We have been troubled by the absence in the Judge’s ruling of an explanation for his conclusion that the process of trial would not itself have rendered C’s trial fair. There were a number of procedural and evidential steps which the trial Judge could have taken to minimise any disadvantage under which the respondent may have laboured. First, unless the respondent was able to discharge the burden of demonstrating obvious prejudice, the Judge was entitled to reject the application and, if the circumstances warranted, revisit his decision either at the close of the prosecutions case or at the close of all the evidence. As Hooper LJ observed in Burke (2005) EWCA Crim 29 at paragraph 32:

“Prior to the start of the case it will often be difficult, if not impossible, to determine whether a defendant can have a fair trial because of the delay coupled with the destruction of documents and the unavailability of witnesses. Issues which might seem very important before the trial may become unimportant or of less importance as a result of developments during the trial, including the evidence of the complaint and other witnesses including the defendant should he choose to give evidence.”

The facts of the present case were very different but the same observation applies. Second, the Judge had wide powers to seek formal admissions from the parties and to admit, in the interests of justice hearsay evidence. Thirdly, the Judge was required to assess the impact of delay upon the issues in the trial upon which he was directing the jury. In a case in which the jury’s judgement of an accused’s state of mind may depend upon an imperfect recollection of events and impressions, he would be required to remind the jury that the burden of establishing guilt rested with the prosecution and that, if they considered it was reasonably possible that the defendant had been placed at a disadvantage upon the issue by reason of the lapse of time and imperfect memory, they should apply the burden and standard of proof to the issue in the defendant’s favour.

16.

We have considered whether the absence of such an analysis from the Judge’s ruling should cause us to interfere. We are conscious that the question for us is not whether any member of the Court would have reached the same decision as the trial Judge but whether his decision could not reasonably have been reached. As Sir Igor Judge, then President of the Queens Bench Division, put it in Regina v B (2008) EWCA Crim 1144:

“No trial Judge should exercise his discretion in a way in which he personally believes may be unreasonable. That is not to say that he will necessarily find every such decision easy. But the mere fact that the Judge could reasonably have reached the opposite conclusion to the one he reached, and that he acknowledges that there were valid arguments that might have caused him to do so, does not begin to provide a basis for a successful appeal….”

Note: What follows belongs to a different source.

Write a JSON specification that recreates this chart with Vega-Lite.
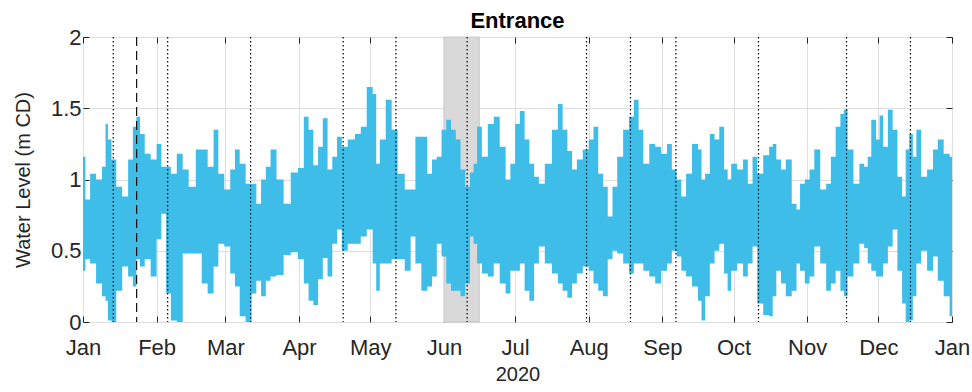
{
"$schema":"https://vega.github.io/schema/vega-lite/v6.json",
"width":869,"height":285,"autosize":"none",
"padding":{"left":83,"top":37,"right":20,"bottom":70},
"background":"white",
"config":{"font":"Liberation Sans","view":{"stroke":"#262626","strokeWidth":1},
"axis":{"labelColor":"#262626","labelFontSize":22,"titleFontSize":20,"titleColor":"#262626","titleFontWeight":"normal","tickColor":"#262626","gridColor":"#dedede","gridWidth":1,"domain":false,"labelFont":"Liberation Sans","titleFont":"Liberation Sans","labelFlush":false}},
"title":{"text":"Entrance","fontSize":22,"fontWeight":"bold","font":"Liberation Sans","color":"#000000","offset":8,"dy":15},
"datasets":{
"wl":[
{"d":"2020-01-01","h":1.16,"l":0.36},{"d":"2020-01-03","h":0.86,"l":0.44},{"d":"2020-01-05","h":1.04,"l":0.41},{"d":"2020-01-08","h":1.0,"l":0.27},{"d":"2020-01-10","h":1.09,"l":0.18},{"d":"2020-01-11","h":1.39,"l":0.15},{"d":"2020-01-12","h":1.28,"l":0.01},{"d":"2020-01-14","h":1.14,"l":0.0},{"d":"2020-01-16","h":0.95,"l":0.22},{"d":"2020-01-19","h":0.88,"l":0.39},{"d":"2020-01-21","h":1.14,"l":0.32},{"d":"2020-01-23","h":1.37,"l":0.25},{"d":"2020-01-24","h":1.44,"l":0.44},{"d":"2020-01-26","h":1.32,"l":0.39},{"d":"2020-01-28","h":1.18,"l":0.44},{"d":"2020-01-31","h":1.14,"l":0.32},
{"d":"2020-02-02","h":1.25,"l":0.58},{"d":"2020-02-04","h":1.09,"l":0.76},{"d":"2020-02-06","h":1.09,"l":0.2},{"d":"2020-02-08","h":1.04,"l":0.01},{"d":"2020-02-11","h":1.18,"l":0.0},{"d":"2020-02-13","h":1.07,"l":0.48},{"d":"2020-02-16","h":0.95,"l":0.48},{"d":"2020-02-19","h":1.21,"l":0.48},{"d":"2020-02-21","h":1.21,"l":0.27},{"d":"2020-02-24","h":1.09,"l":0.2},{"d":"2020-02-26","h":1.35,"l":0.39},{"d":"2020-02-28","h":1.04,"l":0.55},
{"d":"2020-03-02","h":0.93,"l":0.53},{"d":"2020-03-04","h":1.07,"l":0.34},{"d":"2020-03-06","h":1.21,"l":0.25},{"d":"2020-03-08","h":1.11,"l":0.04},{"d":"2020-03-11","h":0.97,"l":0.0},{"d":"2020-03-13","h":0.97,"l":0.2},{"d":"2020-03-15","h":0.83,"l":0.29},{"d":"2020-03-17","h":1.0,"l":0.18},{"d":"2020-03-19","h":1.09,"l":0.29},{"d":"2020-03-21","h":1.21,"l":0.32},{"d":"2020-03-24","h":1.0,"l":0.33},{"d":"2020-03-27","h":0.83,"l":0.47},{"d":"2020-03-30","h":1.05,"l":0.49},
{"d":"2020-04-02","h":1.08,"l":0.44},{"d":"2020-04-04","h":1.44,"l":0.27},{"d":"2020-04-06","h":1.35,"l":0.15},{"d":"2020-04-08","h":1.1,"l":0.12},{"d":"2020-04-10","h":1.23,"l":0.3},{"d":"2020-04-12","h":1.43,"l":0.45},{"d":"2020-04-14","h":1.07,"l":0.32},{"d":"2020-04-16","h":1.16,"l":0.55},{"d":"2020-04-18","h":1.3,"l":0.65},{"d":"2020-04-20","h":1.23,"l":0.5},{"d":"2020-04-23","h":1.28,"l":0.55},{"d":"2020-04-26","h":1.32,"l":0.55},{"d":"2020-04-28","h":1.37,"l":0.6},
{"d":"2020-05-01","h":1.65,"l":0.65},{"d":"2020-05-03","h":1.6,"l":0.41},{"d":"2020-05-04","h":1.11,"l":0.22},{"d":"2020-05-06","h":1.28,"l":0.41},{"d":"2020-05-09","h":1.56,"l":0.41},{"d":"2020-05-11","h":1.35,"l":0.44},{"d":"2020-05-14","h":1.04,"l":0.44},{"d":"2020-05-17","h":0.93,"l":0.36},{"d":"2020-05-19","h":0.93,"l":0.6},{"d":"2020-05-21","h":1.3,"l":0.41},{"d":"2020-05-24","h":1.3,"l":0.22},{"d":"2020-05-26","h":1.04,"l":0.25},{"d":"2020-05-28","h":1.14,"l":0.32},{"d":"2020-05-30","h":1.16,"l":0.55},
{"d":"2020-06-01","h":1.35,"l":0.46},{"d":"2020-06-03","h":1.42,"l":0.27},{"d":"2020-06-05","h":1.35,"l":0.22},{"d":"2020-06-07","h":1.28,"l":0.22},{"d":"2020-06-09","h":1.07,"l":0.18},{"d":"2020-06-11","h":0.95,"l":0.27},{"d":"2020-06-13","h":1.05,"l":0.6},{"d":"2020-06-14","h":1.11,"l":0.55},{"d":"2020-06-16","h":1.37,"l":0.41},{"d":"2020-06-18","h":1.16,"l":0.34},{"d":"2020-06-21","h":1.39,"l":0.32},{"d":"2020-06-23","h":1.44,"l":0.41},{"d":"2020-06-26","h":1.23,"l":0.27},{"d":"2020-06-28","h":1.0,"l":0.2},{"d":"2020-06-30","h":1.11,"l":0.36},
{"d":"2020-07-02","h":1.39,"l":0.36},{"d":"2020-07-04","h":1.48,"l":0.41},{"d":"2020-07-06","h":1.28,"l":0.22},{"d":"2020-07-08","h":1.11,"l":0.15},{"d":"2020-07-10","h":1.02,"l":0.41},{"d":"2020-07-12","h":0.97,"l":0.53},{"d":"2020-07-15","h":1.11,"l":0.41},{"d":"2020-07-18","h":1.35,"l":0.34},{"d":"2020-07-20","h":1.53,"l":0.27},{"d":"2020-07-22","h":1.35,"l":0.22},{"d":"2020-07-24","h":1.2,"l":0.17},{"d":"2020-07-26","h":1.07,"l":0.27},{"d":"2020-07-28","h":1.14,"l":0.34},{"d":"2020-07-31","h":1.21,"l":0.39},
{"d":"2020-08-02","h":1.28,"l":0.36},{"d":"2020-08-04","h":1.37,"l":0.27},{"d":"2020-08-06","h":1.04,"l":0.22},{"d":"2020-08-08","h":0.95,"l":0.18},{"d":"2020-08-10","h":0.74,"l":0.44},{"d":"2020-08-12","h":0.95,"l":0.5},{"d":"2020-08-14","h":1.16,"l":0.48},{"d":"2020-08-17","h":1.35,"l":0.41},{"d":"2020-08-19","h":1.44,"l":0.34},{"d":"2020-08-21","h":1.56,"l":0.41},{"d":"2020-08-23","h":1.35,"l":0.41},{"d":"2020-08-25","h":1.11,"l":0.36},{"d":"2020-08-28","h":1.25,"l":0.32},{"d":"2020-08-30","h":1.23,"l":0.27},
{"d":"2020-09-02","h":1.18,"l":0.36},{"d":"2020-09-04","h":1.25,"l":0.41},{"d":"2020-09-06","h":1.07,"l":0.5},{"d":"2020-09-08","h":1.0,"l":0.46},{"d":"2020-09-10","h":0.88,"l":0.36},{"d":"2020-09-12","h":1.04,"l":0.32},{"d":"2020-09-15","h":1.25,"l":0.25},{"d":"2020-09-17","h":1.21,"l":0.15},{"d":"2020-09-18","h":1.0,"l":0.01},{"d":"2020-09-20","h":1.04,"l":0.18},{"d":"2020-09-22","h":1.32,"l":0.41},{"d":"2020-09-24","h":1.28,"l":0.5},{"d":"2020-09-26","h":1.37,"l":0.55},{"d":"2020-09-28","h":1.07,"l":0.34},{"d":"2020-09-29","h":1.0,"l":0.22},
{"d":"2020-10-01","h":1.11,"l":0.36},{"d":"2020-10-04","h":1.07,"l":0.41},{"d":"2020-10-06","h":1.14,"l":0.32},{"d":"2020-10-08","h":0.97,"l":0.41},{"d":"2020-10-10","h":1.16,"l":0.53},{"d":"2020-10-12","h":1.04,"l":0.13},{"d":"2020-10-15","h":1.17,"l":0.05},{"d":"2020-10-17","h":1.23,"l":0.04},{"d":"2020-10-18","h":1.25,"l":0.18},{"d":"2020-10-20","h":1.14,"l":0.36},{"d":"2020-10-22","h":1.07,"l":0.27},{"d":"2020-10-24","h":1.14,"l":0.18},{"d":"2020-10-27","h":0.83,"l":0.22},{"d":"2020-10-28","h":0.79,"l":0.41},{"d":"2020-10-30","h":0.97,"l":0.36},
{"d":"2020-11-01","h":1.0,"l":0.27},{"d":"2020-11-03","h":1.07,"l":0.32},{"d":"2020-11-05","h":1.21,"l":0.53},{"d":"2020-11-08","h":0.93,"l":0.41},{"d":"2020-11-10","h":0.97,"l":0.22},{"d":"2020-11-12","h":1.16,"l":0.27},{"d":"2020-11-14","h":1.37,"l":0.36},{"d":"2020-11-16","h":1.46,"l":0.22},{"d":"2020-11-17","h":1.49,"l":0.18},{"d":"2020-11-19","h":1.21,"l":0.32},{"d":"2020-11-22","h":0.97,"l":0.41},{"d":"2020-11-24","h":1.11,"l":0.55},{"d":"2020-11-26","h":1.09,"l":0.52},{"d":"2020-11-27","h":1.16,"l":0.41},{"d":"2020-11-29","h":1.42,"l":0.36},
{"d":"2020-12-01","h":1.28,"l":0.32},{"d":"2020-12-02","h":1.45,"l":0.32},{"d":"2020-12-04","h":1.23,"l":0.41},{"d":"2020-12-06","h":1.49,"l":0.53},{"d":"2020-12-08","h":1.35,"l":0.65},{"d":"2020-12-10","h":1.02,"l":0.36},{"d":"2020-12-12","h":0.88,"l":0.13},{"d":"2020-12-13","h":1.21,"l":0.0},{"d":"2020-12-15","h":1.32,"l":0.01},{"d":"2020-12-16","h":1.16,"l":0.18},{"d":"2020-12-18","h":1.35,"l":0.41},{"d":"2020-12-20","h":1.02,"l":0.5},{"d":"2020-12-23","h":1.07,"l":0.36},{"d":"2020-12-25","h":1.21,"l":0.46},{"d":"2020-12-27","h":1.28,"l":0.29},{"d":"2020-12-30","h":1.18,"l":0.18},{"d":"2021-01-01","h":1.16,"l":0.04}
],
"dots":[{"t":"2020-01-13T18:00Z"},{"t":"2020-02-05T16:00Z"},{"t":"2020-03-11T14:00Z"},{"t":"2020-04-19T14:00Z"},{"t":"2020-05-11T19:00Z"},{"t":"2020-06-10T19:00Z"},{"t":"2020-07-31T02:00Z"},{"t":"2020-08-18T14:00Z"},{"t":"2020-09-06T17:00Z"},{"t":"2020-10-11T12:00Z"},{"t":"2020-11-17T14:00Z"},{"t":"2020-12-14T12:00Z"}],
"dash":[{"t":"2020-01-23T14:00Z"}],
"band":[{"s":"2020-06-01T00:00Z","e":"2020-06-15T22:00Z"}]
},
"layer":[
{"data":{"name":"band"},"mark":{"type":"rect","fill":"#d9d9d9","stroke":"#c2c2c2","strokeWidth":0.8},
"encoding":{"x":{"field":"s","type":"temporal","scale":{"type":"utc"},"axis":null},"x2":{"field":"e"},
"y":{"datum":0,"type":"quantitative","axis":{"orient":"right","labels":false,"grid":false,"title":null,"values":[0,0.5,1,1.5,2],"tickSize":-6}},"y2":{"datum":2}}},
{"data":{"name":"wl"},"mark":{"type":"area","color":"#3DBDE8","interpolate":"step"},
"encoding":{"x":{"field":"d","type":"temporal","scale":{"type":"utc","domain":[{"year":2020,"month":1,"date":1,"utc":true},{"year":2021,"month":1,"date":1,"utc":true}]},
"axis":{"title":"2020","format":"%b","tickCount":{"interval":"month","step":1},"grid":true,"tickSize":-6,"labelPadding":21,"titlePadding":6}},
"y":{"field":"h","type":"quantitative","scale":{"domain":[0,2]},"axis":{"title":"Water Level (m CD)","values":[0,0.5,1,1.5,2],"format":".1~f","grid":true,"tickSize":-6,"labelPadding":8,"titlePadding":17}},
"y2":{"field":"l"}}},
{"data":{"name":"dots"},"mark":{"type":"rule","color":"#000000","strokeWidth":1.2,"strokeDash":[1.5,2.5]},
"encoding":{"x":{"field":"t","type":"temporal","scale":{"type":"utc"},"axis":{"orient":"top","labels":false,"grid":false,"title":null,"tickCount":{"interval":"month","step":1},"tickSize":-6}}}},
{"data":{"name":"dash"},"mark":{"type":"rule","color":"#111111","strokeWidth":1.2,"strokeDash":[9,5]},
"encoding":{"x":{"field":"t","type":"temporal","scale":{"type":"utc"},"axis":null}}}
],
"resolve":{"axis":{"x":"independent","y":"independent"}}
}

HHJ Steiger QC provided, in his ruling, a comprehensive analysis of the prosecution and its background, summarised the position of the parties, accurately stated the principles upon which he should act and explained the basis for his decision. We do not conclude that the absence of the “process of trial” analysis deprives the Judge’s ruling of its essential reasoning. This experienced trial Judge was well aware both of the issue to be considered and the matters relevant to it. We are unwilling to interfere with his conclusion that a fair trial was not possible on the ground that undue delay had created incurable prejudice in an examination of the respondent’s case.

17.

While the Judge was critical of the prosecution’s election to proceed against the accused sequentially, we have read Mr Wigglesworth’s opinion dated 6th October 2006, and we are quite satisfied that his advice was, in the context of the time, sustainable. We do not consider that it could be argued that the prosecution had manipulated the process for its own advantage and we note that no such finding was made by the Judge.

18.

We refuse the applicant leave to appeal and verdicts of acquittal will be entered on each count.